Cook's Note: The marinade and oil would have infused the meat. You'll be able to tell that it has soaked through the surface.
Heat up the cast iron pan or fire up the grill.
If using a grill, the steaks will be cooked using the 'Direct heat method'.
I like my steak cooked medium - pink center & Mr. Hubby likes it Medium to Medium-rare - hot pink center.
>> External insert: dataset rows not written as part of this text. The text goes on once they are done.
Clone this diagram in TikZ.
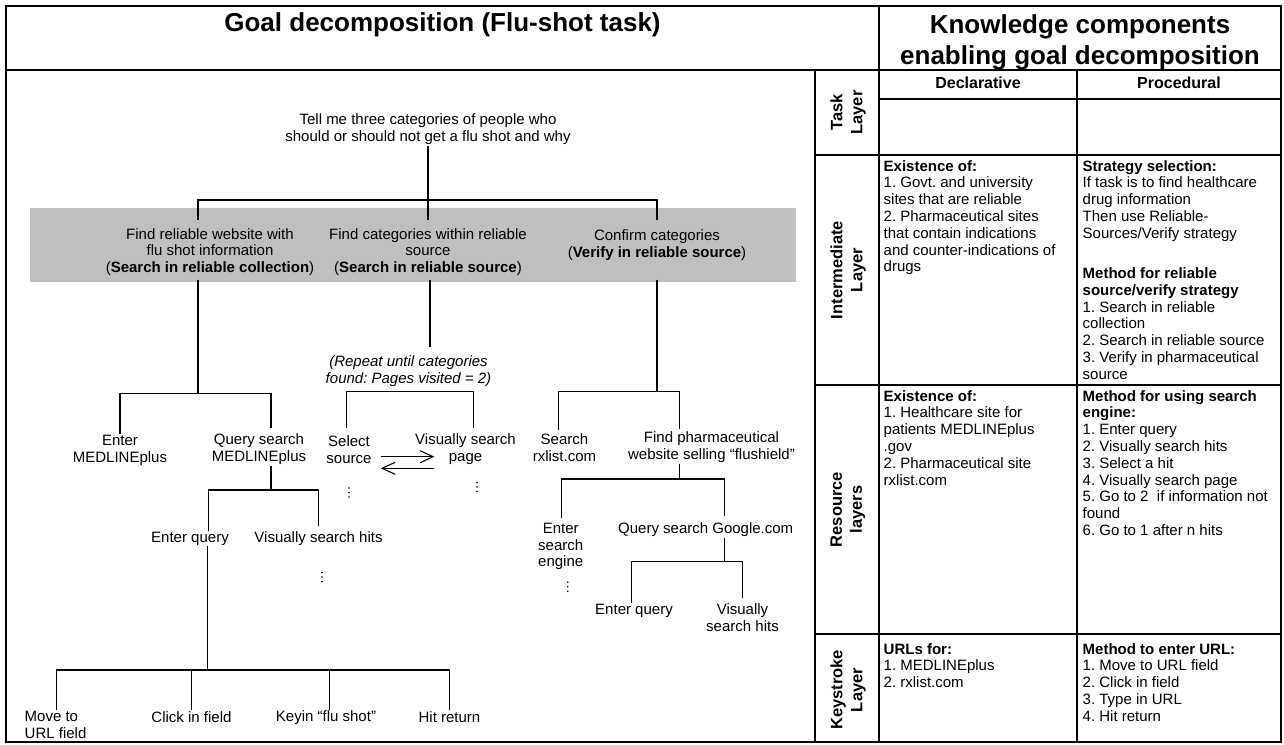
\documentclass[tikz,border=0pt]{standalone}
\usepackage{fontspec}
\setmainfont{Liberation Sans}
\usetikzlibrary{arrows.meta}
\definecolor{band}{RGB}{191,191,191}
\frenchspacing
\begin{document}
\begin{tikzpicture}[x=1pt,y=-1pt,
  conn/.style={line width=1.5pt},
  grid/.style={line width=1.2pt},
  txt/.style={font=\fontsize{15}{16.8}\selectfont, align=center, inner sep=1pt},
  itxt/.style={font=\itshape\fontsize{15}{16.8}\selectfont, align=center, inner sep=1pt},
  cell/.style={font=\fontsize{15}{16.8}\selectfont, align=left, inner sep=0pt, anchor=north west},
  lab/.style={rotate=90, align=center, font=\bfseries\fontsize{16.5}{20}\selectfont, inner sep=0pt},
  head/.style={font=\bfseries\fontsize{26}{31}\selectfont, align=center, inner sep=0pt},
  colh/.style={font=\bfseries\fontsize{16}{19}\selectfont, inner sep=0pt},
  arr/.style={line width=1.1pt, -{Straight Barb[length=13pt,width=12pt]}}]
\useasboundingbox (0,0) rectangle (1284,744);
\fill[band] (30,208) rectangle (796,282);

% ---------- table frame ----------
\draw[grid] (6,6) rectangle (1281,742);
\draw[grid] (6,70) -- (1281,70);
\draw[grid] (879,6) -- (879,742);
\draw[grid] (815,70) -- (815,742);
\draw[grid] (1077,70) -- (1077,742);
\draw[grid] (879,99) -- (1281,99);
\draw[grid] (815,155) -- (1281,155);
\draw[grid] (815,385) -- (1281,385);
\draw[grid] (815,634) -- (1281,634);

% ---------- headers ----------
\node[head] (h1) at (442.5,25) {Goal decomposition (Flu-shot task)};
\node[head] (h2) at (1080,42) {Knowledge components\\enabling goal decomposition};
\node[colh] (hd) at (978,83) {Declarative};
\node[colh] (hp) at (1179,83) {Procedural};

\node[lab] (lt) at (848,112.5) {Task\\Layer};
\node[lab] (li) at (848,270) {Intermediate\\Layer};
\node[lab] (lr) at (848,509.5) {Resource\\layers};
\node[lab] (lk) at (848,690) {Keystroke\\Layer};

\node[cell] (idecl) at (883.5,160) {\textbf{Existence of:}\\1. Govt. and university\\sites that are reliable\\2. Pharmaceutical sites\\that contain indications\\and counter-indications of\\drugs};
\node[cell] (iproc) at (1082.5,160) {\textbf{Strategy selection:}\\If task is to find healthcare\\drug information\\Then use Reliable-\\Sources/Verify strategy\\[23.5pt]\textbf{Method for reliable}\\\textbf{source/verify strategy}\\1. Search in reliable\\collection\\2. Search in reliable source\\3. Verify in pharmaceutical\\source};
\node[cell] (rdecl) at (883.5,390) {\textbf{Existence of:}\\1. Healthcare site for\\patients MEDLINEplus\\.gov\\2. Pharmaceutical site\\rxlist.com};
\node[cell] (rproc) at (1082.5,390) {\textbf{Method for using search}\\\textbf{engine:}\\1. Enter query\\2. Visually search hits\\3. Select a hit\\4. Visually search page\\5. Go to 2\ \ if information not\\found\\6. Go to 1 after n hits};
\node[cell] (kdecl) at (883.5,643) {\textbf{URLs for:}\\1. MEDLINEplus\\2. rxlist.com};
\node[cell] (kproc) at (1082.5,643) {\textbf{Method to enter URL:}\\1. Move to URL field\\2. Click in field\\3. Type in URL\\4. Hit return};

% ---------- tree nodes ----------
\node[txt] (root) at (428,129.5) {Tell me three categories of people who\\should or should not get a flu shot and why};
\node[txt] (g1) at (210,252) {Find reliable website with\\flu shot information\\(\textbf{Search in reliable collection})};
\node[txt] (g2) at (428,252) {Find categories within reliable\\source\\(\textbf{Search in reliable source})};
\node[txt] (g3) at (657,245) {Confirm categories\\(\textbf{Verify in reliable source})};

\node[txt] (a1) at (120,450.5) {Enter\\MEDLINEplus};
\node[txt] (a2) at (259,449.5) {Query search\\MEDLINEplus};
\node[txt] (b1) at (190,538.5) {Enter query};
\node[txt] (b2) at (318.5,539) {Visually search hits};
\node[txt, align=left, anchor=north west] (c1) at (23.5,710) {Move to\\URL field};
\node[txt] (c2) at (191.5,717) {Click in field};
\node[txt] (c3) at (326,718) {Keyin “flu shot”};
\node[txt] (c4) at (449.5,717) {Hit return};

\node[itxt] (rep) at (408.5,371) {(Repeat until categories\\found: Pages visited = 2)};
\node[txt] (sel) at (349,449.5) {Select\\source};
\node[txt] (vis) at (465.5,449.5) {Visually search\\page};

\node[txt] (d1) at (564.5,447.5) {Search\\rxlist.com};
\node[txt] (d2) at (711.5,447.5) {Find pharmaceutical\\website selling “flushield”};
\node[txt] (e1) at (560.7,546.5) {Enter\\search\\engine};
\node[txt] (e2) at (705.7,530) {Query search Google.com};
\node[txt] (f1) at (634,610.5) {Enter query};
\node[txt] (f2) at (742.5,617.5) {Visually\\search hits};

% ---------- continuation dots ----------
\coordinate (dA) at (322,577);
\coordinate (dB) at (349,492.5);
\coordinate (dC) at (477,487);
\coordinate (dD) at (567.7,586.7);
\foreach \d in {dA,dB,dC,dD}
  \foreach \k in {-4.5,0,4.5}
    \fill ([yshift=\k pt]\d) circle (0.85pt);

% ---------- bar levels ----------
\coordinate (y200) at (0,200);
\coordinate (yA) at (0,393.3);
\coordinate (yB) at (0,490);
\coordinate (yC) at (0,670);
\coordinate (yD) at (0,391.7);
\coordinate (yE) at (0,391.7);
\coordinate (yF) at (0,479);
\coordinate (yG) at (0,561.7);

% ---------- connection points ----------
\coordinate (g1t) at ([xshift=-12pt,yshift=7.5pt]g1.north);
\coordinate (g2t) at ([yshift=7.5pt]g2.north);
\coordinate (g3t) at ([yshift=8pt]g3.north);
\coordinate (g1b) at ([xshift=-12pt,yshift=-3pt]g1.south);
\coordinate (g2b) at ([xshift=2pt,yshift=-3pt]g2.south);
\coordinate (g3b) at ([yshift=-18pt]g3.south);
\coordinate (a2t) at ([xshift=12pt,yshift=5pt]a2.north);
\coordinate (a2b) at ([xshift=12pt]a2.south);
\coordinate (b1t) at ([xshift=18.6pt]b1.north);
\coordinate (b2t) at ([yshift=5pt]b2.north);
\coordinate (b1b) at ([xshift=17.6pt]b1.south);
\coordinate (c1t) at ([xshift=1pt]c1.north);
\coordinate (c3t) at ([xshift=3.4pt]c3.north);
\coordinate (rept) at ([xshift=21.5pt,yshift=7pt]rep.north);
\coordinate (selt) at ([xshift=-2.7pt,yshift=6pt]sel.north);
\coordinate (vist) at ([xshift=7.8pt,yshift=5pt]vis.north);
\coordinate (d1t) at ([xshift=-6.2pt,yshift=2pt]d1.north);
\coordinate (d2t) at ([xshift=-32.2pt,yshift=2pt]d2.north);
\coordinate (d2b) at ([xshift=-32.2pt]d2.south);
\coordinate (e1t) at ([xshift=1pt,yshift=4pt]e1.north);
\coordinate (e2t) at ([xshift=18.6pt,yshift=6pt]e2.north);
\coordinate (e2b) at ([xshift=18.6pt]e2.south);
\coordinate (f1t) at ([xshift=-2.3pt]f1.north);
\coordinate (f2t) at ([yshift=4pt]f2.north);

% ---------- connectors ----------
\draw[conn] (root.south) -- (g2t);
\draw[conn] (g1t) |- (root.south |- y200) -| (g3t);

\draw[conn] (g1b) -- (g1b |- yA);
\draw[conn] (a1.north) |- (g1b |- yA) -| (a2t);

\draw[conn] (a2b) -- (a2b |- yB);
\draw[conn] (b1t) |- (b2t |- yB) -- (b2t);

\draw[conn] (b1b) -- (b1b |- yC);
\draw[conn] (c1t) |- (c4.north |- yC) -- (c4.north);
\draw[conn] (c2.north) -- (c2.north |- yC);
\draw[conn] (c3t) -- (c3t |- yC);

\draw[conn] (g2b) -- (rept);
\draw[conn] (selt) |- (vist |- yD) -- (vist);
\draw[arr] ([xshift=31.8pt,yshift=-7.2pt]sel.center) -- ([xshift=-31.1pt,yshift=-7.2pt]vis.center);
\draw[arr] ([xshift=-31.1pt,yshift=-18.8pt]vis.center) -- ([xshift=31.8pt,yshift=-18.8pt]sel.center);

\draw[conn] (g3b) -- (g3b |- yE);
\draw[conn] (d1t) |- (d2t |- yE) -- (d2t);

\draw[conn] (d2b) -- (d2b |- yF);
\draw[conn] (e1t) |- (e2t |- yF) -- (e2t);

\draw[conn] (e2b) -- (e2b |- yG);
\draw[conn] (f1t) |- (f2t |- yG) -- (f2t);
\end{tikzpicture}
\end{document}
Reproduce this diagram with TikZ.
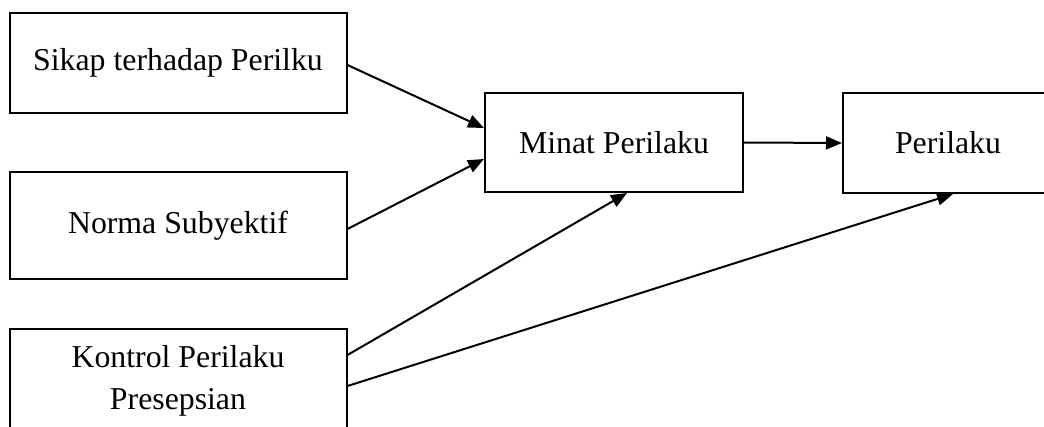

For cooking times, we follow Steven Raichlen's guide to cooking steaks:
Steaks 1/2” to 3/4” thick-
Rare – 1-2 minutes / side
Medium – 2-3 minutes/side
Well-done - 3-4 minutes/side
Steaks 1” thick-
Rare – 3-4 minutes / side
Medium – 4-6 minutes/side
Well-done - 6-7 minutes/side
Steaks 1-1/2” thick-
Rare – 4-6 minutes / side
Medium – 6-8 minutes/side
Well-done - 8-9 minutes/side
Heat 1-1/2 tbs ghee in the cast iron pan over medium high heat.
Use the above guide for cooking times. I love the crisp blackened layer the steak gets when you flip it over. Cook the other side as well once again following recommended cooking times.
Once cooked, remove the steaks to a plate and rest the steak for about 5-10 minutes before serving. I can't imagine resting for 20 minutes. Who like a cold steak?!
Cook's Note: Remember that the meat continues to cook after you've taken it off the heat source. This is crucial to understand especially when cooking a steak. This is called carry-over cooking and is caused by residual heat transferring from the hotter exterior of the meat to the cooler center.
This means the meat must be removed from the heat source at an internal temperature lower than your desired final internal temperature, allowing the residual heat to finish the cooking while the meat rests.
Why is it important to rest steaks before cutting into them?
Quite simply, as meat proteins cook, they begin to shrink. Think of your kitchen sponge wrung out - that's what the meat is doing as it is cooking.
Once the meat rests, the moisture that is driven toward the center of the meat is redistributed. As a result, less juice runs out of the meat when you cut into it.
Serve with sautéed broccoli, some roasted potatoes or a baked potato, a bottle of good red wine and you have a lovely evening to look forward to.